How to Find a Reputable Credit-Counseling Service
If you’re interested in finding a credit counselor to work with, you can start your search online. The key is to look for legitimate credit-counseling services with a good reputation. The National Foundation for Consumer Credit Counseling (NFCC) is an excellent place to begin looking.
Once you narrow down the candidates, you can go a step further and ask questions like:
What type of services do you offer?
Do you provide any free information or educational resources?
Do you charge fees for your services and if so, what are they?
What if I can’t afford to pay the required fees?
How are your credit counselors certified and what credentials do they hold?
Is your company licensed to offer credit counseling in my state?

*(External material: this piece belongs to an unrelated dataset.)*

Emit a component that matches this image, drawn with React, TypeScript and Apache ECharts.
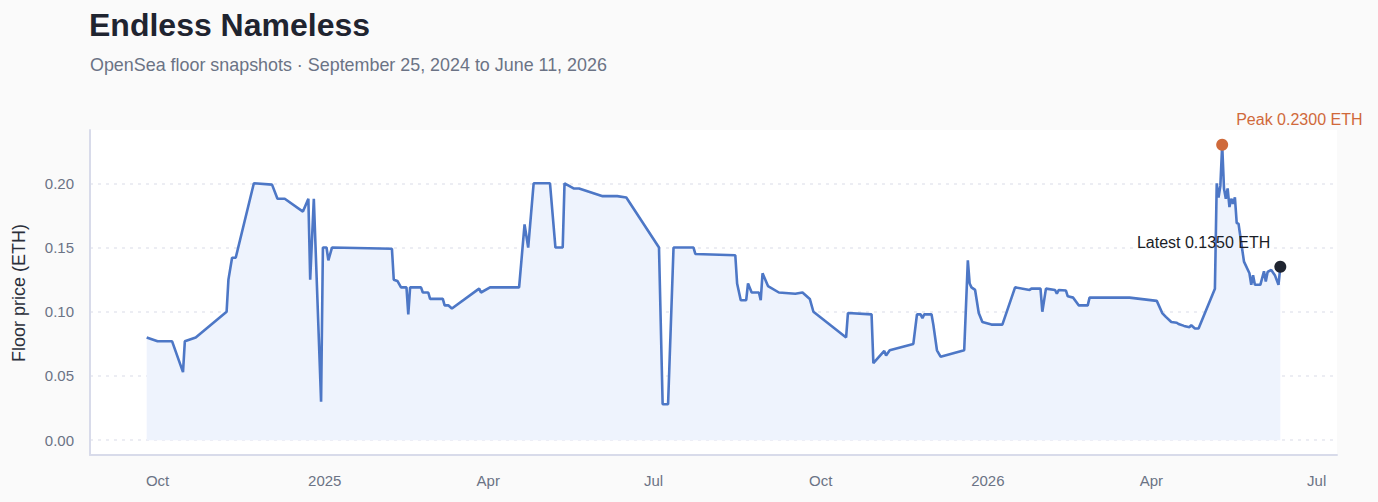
import React, { useEffect, useRef } from 'react';
import * as echarts from 'echarts';

const TITLE = 'Endless Nameless';
const SUBTITLE = 'OpenSea floor snapshots · September 25, 2024 to June 11, 2026';
const Y_NAME = 'Floor price (ETH)';
const MONTHS = ['Jan', 'Feb', 'Mar', 'Apr', 'May', 'Jun', 'Jul', 'Aug', 'Sep', 'Oct', 'Nov', 'Dec'];
const Y_TICKS = [0, 0.05, 0.1, 0.15, 0.2];

const dates = [
  '2024-09-25', '2024-10-01', '2024-10-09', '2024-10-15', '2024-10-16', '2024-10-22',
  '2024-11-08', '2024-11-09', '2024-11-11', '2024-11-13', '2024-11-23', '2024-12-03',
  '2024-12-06', '2024-12-10', '2024-12-20', '2024-12-23', '2024-12-24', '2024-12-26',
  '2024-12-30', '2024-12-31', '2025-01-02', '2025-01-03', '2025-01-05', '2025-02-07',
  '2025-02-08', '2025-02-10', '2025-02-12', '2025-02-15', '2025-02-16', '2025-02-17',
  '2025-02-23', '2025-02-24', '2025-02-27', '2025-02-28', '2025-03-07', '2025-03-08',
  '2025-03-10', '2025-03-12', '2025-03-27', '2025-03-28', '2025-04-02', '2025-04-18',
  '2025-04-21', '2025-04-23', '2025-04-26', '2025-05-05', '2025-05-08', '2025-05-12',
  '2025-05-13', '2025-05-18', '2025-05-21', '2025-06-03', '2025-06-11', '2025-06-16',
  '2025-07-04', '2025-07-06', '2025-07-09', '2025-07-12', '2025-07-23', '2025-07-24',
  '2025-08-15', '2025-08-16', '2025-08-18', '2025-08-21', '2025-08-22', '2025-08-24',
  '2025-08-28', '2025-08-29', '2025-08-30', '2025-09-02', '2025-09-08', '2025-09-17',
  '2025-09-21', '2025-09-25', '2025-09-27', '2025-10-15', '2025-10-16', '2025-10-29',
  '2025-10-30', '2025-11-05', '2025-11-06', '2025-11-08', '2025-11-21', '2025-11-23',
  '2025-11-25', '2025-11-26', '2025-11-27', '2025-12-01', '2025-12-02', '2025-12-04',
  '2025-12-06', '2025-12-19', '2025-12-21', '2025-12-22', '2025-12-23', '2025-12-25',
  '2025-12-27', '2025-12-29', '2026-01-03', '2026-01-09', '2026-01-16', '2026-01-24',
  '2026-01-25', '2026-01-30', '2026-01-31', '2026-02-02', '2026-02-07', '2026-02-08',
  '2026-02-09', '2026-02-13', '2026-02-14', '2026-02-17', '2026-02-20', '2026-02-25',
  '2026-02-26', '2026-03-20', '2026-04-04', '2026-04-07', '2026-04-09', '2026-04-12',
  '2026-04-15', '2026-04-16', '2026-04-19', '2026-04-22', '2026-04-23', '2026-04-25',
  '2026-04-27', '2026-05-06', '2026-05-07', '2026-05-08', '2026-05-09', '2026-05-10',
  '2026-05-11', '2026-05-12', '2026-05-13', '2026-05-14', '2026-05-15', '2026-05-16',
  '2026-05-17', '2026-05-18', '2026-05-19', '2026-05-22', '2026-05-25', '2026-05-26',
  '2026-05-27', '2026-05-28', '2026-05-31', '2026-06-02', '2026-06-03', '2026-06-04',
  '2026-06-06', '2026-06-08', '2026-06-10', '2026-06-11',
];

const floorPrices = [
  0.080, 0.077, 0.077, 0.053, 0.077, 0.080,
  0.100, 0.125, 0.142, 0.142, 0.200, 0.199,
  0.188, 0.188, 0.178, 0.188, 0.125, 0.188,
  0.030, 0.150, 0.150, 0.140, 0.150, 0.149,
  0.125, 0.124, 0.119, 0.119, 0.098, 0.119,
  0.119, 0.115, 0.115, 0.110, 0.110, 0.105,
  0.105, 0.1025, 0.118, 0.115, 0.119, 0.119,
  0.168, 0.150, 0.200, 0.200, 0.150, 0.150,
  0.200, 0.196, 0.196, 0.190, 0.190, 0.189,
  0.150, 0.028, 0.028, 0.150, 0.150, 0.145,
  0.144, 0.122, 0.109, 0.109, 0.122, 0.115,
  0.115, 0.109, 0.130, 0.120, 0.115, 0.114,
  0.115, 0.110, 0.100, 0.080, 0.099, 0.098,
  0.060, 0.0695, 0.066, 0.070, 0.075, 0.098,
  0.098, 0.095, 0.098, 0.098, 0.090, 0.070,
  0.065, 0.070, 0.140, 0.122, 0.119, 0.117,
  0.099, 0.092, 0.090, 0.090, 0.119, 0.117,
  0.118, 0.118, 0.100, 0.118, 0.117, 0.114,
  0.117, 0.1165, 0.112, 0.111, 0.105, 0.105,
  0.111, 0.111, 0.1085, 0.099, 0.096, 0.092,
  0.0915, 0.0905, 0.089, 0.088, 0.0895, 0.087,
  0.087, 0.118, 0.200, 0.189, 0.198, 0.230,
  0.196, 0.188, 0.196, 0.1815, 0.188, 0.184,
  0.189, 0.169, 0.1685, 0.139, 0.130, 0.121,
  0.1285, 0.121, 0.121, 0.1315, 0.1235, 0.131,
  0.1325, 0.1285, 0.121, 0.135,
];

const FONT = '"Liberation Sans", Arial, Helvetica, sans-serif';

export default function App() {
  const ref = useRef<HTMLDivElement>(null);

  useEffect(() => {
    if (!ref.current) return;
    const chart = echarts.init(ref.current, null, { renderer: 'svg' });

    const seriesData = dates.map((d, i) => [d, floorPrices[i]]);
    const t0 = new Date(dates[0]).getTime();
    const t1 = new Date(dates[dates.length - 1]).getTime();
    const pad = (t1 - t0) * 0.05;
    const maxVal = Math.max(...floorPrices);
    const peakIdx = floorPrices.indexOf(maxVal);
    const lastIdx = floorPrices.length - 1;
    const yPad = maxVal * 0.05;

    chart.setOption({
      animation: false,
      backgroundColor: '#fafafa',
      textStyle: { fontFamily: FONT },
      graphic: [
        {
          type: 'text', left: 89, top: 9,
          style: { text: TITLE, font: `bold 32px ${FONT}`, fill: '#1f2430' },
        },
        {
          type: 'text', left: 90, top: 56,
          style: { text: SUBTITLE, font: `17.9px ${FONT}`, fill: '#6b7385' },
        },
        {
          type: 'text', x: 19, y: 293, rotation: Math.PI / 2,
          style: { text: Y_NAME, font: `18px ${FONT}`, fill: '#2b2f3a', align: 'center', verticalAlign: 'middle' },
        },
      ],
      grid: {
        left: 90, right: 41, top: 130, bottom: 47,
        show: true, backgroundColor: '#ffffff', borderWidth: 0,
      },
      xAxis: {
        type: 'time',
        min: t0 - pad,
        max: t1 + pad,
        splitNumber: 7,
        axisLine: { show: true, onZero: false, lineStyle: { color: '#d8dbea', width: 2 } },
        axisTick: { show: false },
        splitLine: { show: false },
        axisLabel: {
          color: '#6b7385', fontSize: 15, margin: 18, fontFamily: FONT,
          formatter: (v: number) => {
            const d = new Date(v);
            return d.getMonth() === 0 ? String(d.getFullYear()) : MONTHS[d.getMonth()];
          },
        },
      },
      yAxis: {
        type: 'value',
        min: -yPad,
        max: maxVal + yPad,
        splitNumber: 5,
        minInterval: Y_TICKS[1] - Y_TICKS[0],
        maxInterval: Y_TICKS[1] - Y_TICKS[0],
        axisLine: { show: true, lineStyle: { color: '#d8dbea', width: 2 } },
        axisTick: { show: false },
        axisLabel: {
          color: '#6b7385', fontSize: 15, margin: 16, fontFamily: FONT,
          showMinLabel: false, showMaxLabel: false,
          formatter: (v: number) => v.toFixed(2),
        },
        splitLine: {
          show: true, showMinLine: false, showMaxLine: false,
          lineStyle: { color: '#e6e8f0', type: [3, 5], width: 1.5 },
        },
      },
      series: [
        {
          type: 'line',
          data: seriesData,
          showSymbol: false,
          symbol: 'none',
          lineStyle: { color: '#4d77c6', width: 2.6 },
          areaStyle: { color: '#eef3fd', opacity: 1 },
          z: 2,
        },
        {
          type: 'scatter',
          data: [[dates[peakIdx], maxVal]],
          symbolSize: 12,
          itemStyle: { color: '#cf6a3b', opacity: 1 },
          z: 5,
          label: {
            show: true,
            position: [20, -19],
            align: 'left',
            verticalAlign: 'middle',
            formatter: `Peak ${maxVal.toFixed(4)} ETH`,
            color: '#d0693a',
            fontSize: 16,
            fontFamily: FONT,
          },
        },
        {
          type: 'scatter',
          data: [[dates[lastIdx], floorPrices[lastIdx]]],
          symbolSize: 12,
          itemStyle: { color: '#1f2430', opacity: 1 },
          z: 5,
          label: {
            show: true,
            position: [-4, -18],
            align: 'right',
            verticalAlign: 'middle',
            formatter: `Latest ${floorPrices[lastIdx].toFixed(4)} ETH`,
            color: '#1a1d26',
            fontSize: 16,
            fontFamily: FONT,
          },
        },
      ],
    });

    return () => chart.dispose();
  }, []);

  return (
    <div
      ref={ref}
      style={{ position: 'fixed', left: 0, top: 0, width: 1378, height: 502, background: '#fafafa' }}
    />
  );
}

How do you protect client information?
What kind of results can I expect from using your services?
You can also check Better Business Bureau ratings to search for complaints against a credit-counseling service. The attorney general’s office in your state may be able to provide additional information about complaints or lawsuits filed against a credit counselor.
What happens during credit counseling?
During a credit-counseling session, the counselor will review your financial situation and debt, then make recommendations about how to manage it. Credit-counseling sessions can take anywhere from 30 to 90 minutes and be completed over the phone or in person. Whether you pay a fee for this initial session can depend on which credit counselor you use.
Is a credit counselor worth it?
Meeting with a credit counselor could be worth your time if you’re tired of spinning your wheels with debt repayment. A credit counselor can offer an unbiased perspective on your financial situation and provide suggestions about managing your debt that you may not have considered.
What are the pros and cons of credit counseling?
Credit counseling can help you better handle things like budgeting, spending, and debt. A credit counselor can also recommend the best ways to manage and pay off debt. On the con side, credit counseling may be less effective in situations where your debt is too overwhelming to pay off, bankruptcy is inevitable, or you aren’t fully committed to getting out of debt.